Uno de ellos se fijó en ella y comenzó a enamorarla. Cuando accedió a convertirse en su novia no sabía lo que le esperaba. Poco tiempo después eran pareja y comenzó a frecuentar las actividades de la mara. Iban a fiestas donde se bebía licor y se consumían drogas. Una noche, los “jefes” le ordenaron a su pareja dar una muestra de lealtad. Tenía que permitir una violación colectiva. Suyapa no pudo hacer nada y el ritual se repitió en numerosas ocasiones.

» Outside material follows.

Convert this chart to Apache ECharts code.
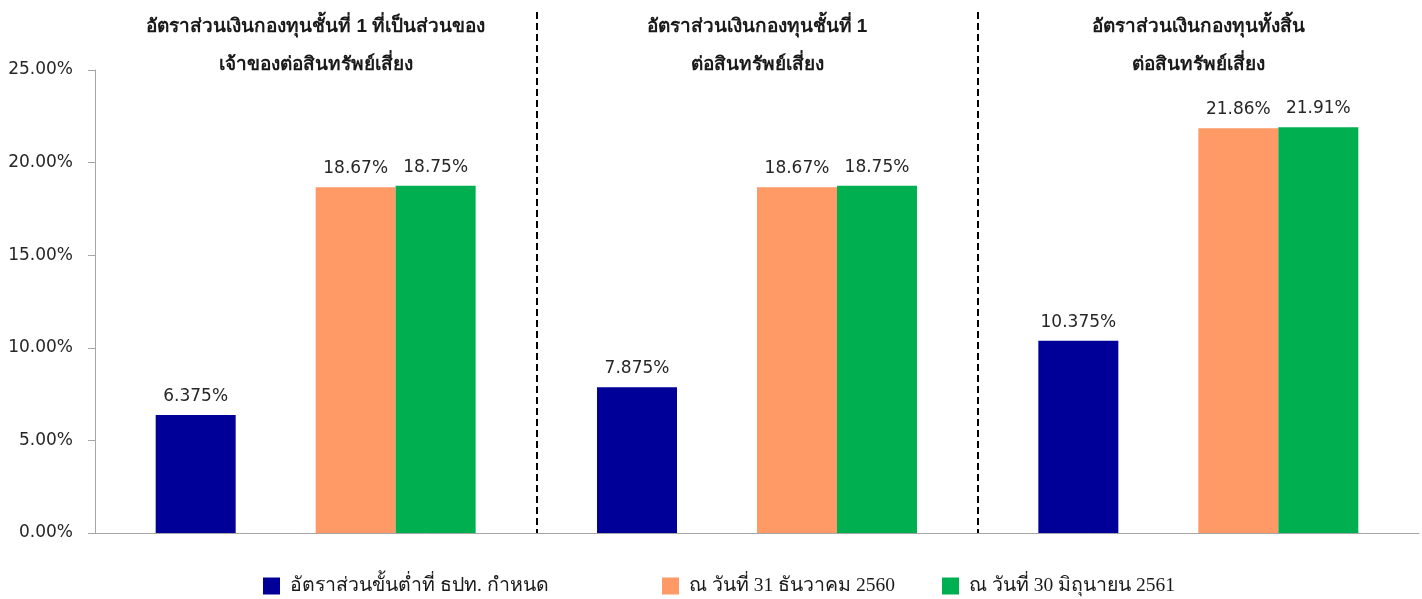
<!DOCTYPE html>
<html>
<head>
<meta charset="utf-8">
<script src="https://cdn.jsdelivr.net/npm/echarts@6/dist/echarts.min.js"></script>
<style>html,body{margin:0;padding:0;background:#fff}#c{width:1422px;height:599px}</style>
</head>
<body>
<div id="c"></div>
<script>
const categories = [
  'อัตราส่วนเงินกองทุนชั้นที่ 1 ที่เป็นส่วนของ\nเจ้าของต่อสินทรัพย์เสี่ยง',
  'อัตราส่วนเงินกองทุนชั้นที่ 1\nต่อสินทรัพย์เสี่ยง',
  'อัตราส่วนเงินกองทุนทั้งสิ้น\nต่อสินทรัพย์เสี่ยง'
];
const seriesNames = ['อัตราส่วนขั้นต่ำที่ ธปท. กำหนด', 'ณ วันที่ 31 ธันวาคม 2560', 'ณ วันที่ 30 มิถุนายน 2561'];
const minimumRatio = [6.375, 7.875, 10.375];
const dec2560 = [18.67, 18.67, 21.86];
const jun2561 = [18.75, 18.75, 21.91];
const yTicks = [0, 5, 10, 15, 20, 25];

const colors = ['#000099', '#FF9966', '#00B050'];
const labelStyle = {
  show: true, position: 'top', distance: 10,
  fontFamily: 'DejaVu Sans', fontSize: 17, color: '#262626',
  formatter: p => p.value + '%'
};

const chart = echarts.init(document.getElementById('c'));
chart.setOption({
  animation: false,
  grid: [
    { left: 95, right: 3, top: 70, bottom: 66 },
    { left: 95, right: 3, top: 12, bottom: 66 },
    { left: 95, right: 3, top: 84, bottom: 66 }
  ],
  xAxis: [
    { type: 'category', gridIndex: 0, data: categories,
      axisLine: { show: true, lineStyle: { color: '#A6A6A6', width: 1 } },
      axisTick: { show: false }, axisLabel: { show: false } },
    { type: 'category', gridIndex: 1, data: categories,
      axisLine: { show: false }, axisTick: { show: false }, axisLabel: { show: false },
      splitLine: { show: true, showMinLine: false, showMaxLine: false,
        lineStyle: { color: '#000', width: 2, type: [7, 4] } } },
    { type: 'category', gridIndex: 2, data: categories, position: 'top',
      axisLine: { show: false }, axisTick: { show: false },
      axisLabel: { show: true, margin: 0, interval: 0, fontWeight: 'bold', fontSize: 19,
        lineHeight: 38, color: '#1a1a1a' } }
  ],
  yAxis: [
    { type: 'value', gridIndex: 0, min: yTicks[0], max: yTicks[yTicks.length - 1], interval: 5,
      axisLine: { show: true, lineStyle: { color: '#A6A6A6' } },
      axisTick: { show: true, length: 7, lineStyle: { color: '#A6A6A6' } },
      splitLine: { show: false },
      axisLabel: { fontFamily: 'DejaVu Sans', fontSize: 17, color: '#262626', margin: 22,
        formatter: v => v.toFixed(2) + '%' } },
    { type: 'value', gridIndex: 1, show: false },
    { type: 'value', gridIndex: 2, show: false }
  ],
  legend: [
    { left: 263, top: 576, data: [seriesNames[0]] },
    { left: 662, top: 576, data: [seriesNames[1]] },
    { left: 942, top: 576, data: [seriesNames[2]] }
  ].map(l => Object.assign(l, { icon: 'rect', itemWidth: 17, itemHeight: 17, itemGap: 10, padding: 0,
      textStyle: { fontSize: 19.5, color: '#1a1a1a', fontFamily: 'Liberation Serif', padding: [0, 0, 0, 5] } })),
  series: [
    { name: seriesNames[0], type: 'bar', data: minimumRatio, barGap: 0, barCategoryGap: '27.5%',
      itemStyle: { color: colors[0] }, label: labelStyle },
    { name: '_gap', type: 'bar', data: [null, null, null], barGap: 0, barCategoryGap: '27.5%' },
    { name: seriesNames[1], type: 'bar', data: dec2560, barGap: 0, barCategoryGap: '27.5%',
      itemStyle: { color: colors[1] }, label: labelStyle },
    { name: seriesNames[2], type: 'bar', data: jun2561, barGap: 0, barCategoryGap: '27.5%',
      itemStyle: { color: colors[2] }, label: labelStyle }
  ]
});
</script>
</body>
</html>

Poco a poco se fue adaptando a la violencia y la vida de la pandilla. Tuvo dos hijos que iban creciendo entre esa vida y las dificultades del barrio. Pasaron varios años y su relación de pareja se mantenía estable a pesar de todo. El resto de la pandilla confiaba en ella. En su presencia planificaban secuestros, extorsiones, robos, otras actividades delictivas y agresiones a otros pandilleros. En algunos casos se convirtió incluso en colaboradora.

Un día pensó que no quería seguir viviendo esa vida. Miró todas las posibilidades y no, no había escapatoria. ¿Quién la iba a ayudar?, ¿la policía?, ¿el Ministerio Público?, ¿sus vecinos?, ¿la iglesia? Para todos, ella era una pandillera más, cómplice de delitos terribles. Si los pandilleros se enteraban de sus planes, tenía la muerte asegurada. La salida fue audaz.

Poco a poco fue reuniendo una cantidad de dinero, cuando tenía suficiente para ella y sus hijos, buscó a una persona de su barrio y le contó que se quería ir. No fue fácil, la persona a la que se acercó no le creía, tenía dudas y en algún momento pensó en avisar a la policía. Finalmente accedió a ayudarla. Suyapa pasó varios días escondiendo sus planes, tenía que conseguir documentos falsos, organizar el traslado y, sobre todo, tener cuidado que no la descubrieran. Cuando ya todo estaba listo, un día, en un momento de descuido, tomó el dinero, a sus hijos y se largó. Llegó a su destino sin certezas. Ahora vive como una persona normal. Como si nunca hubiera vivido en el infierno.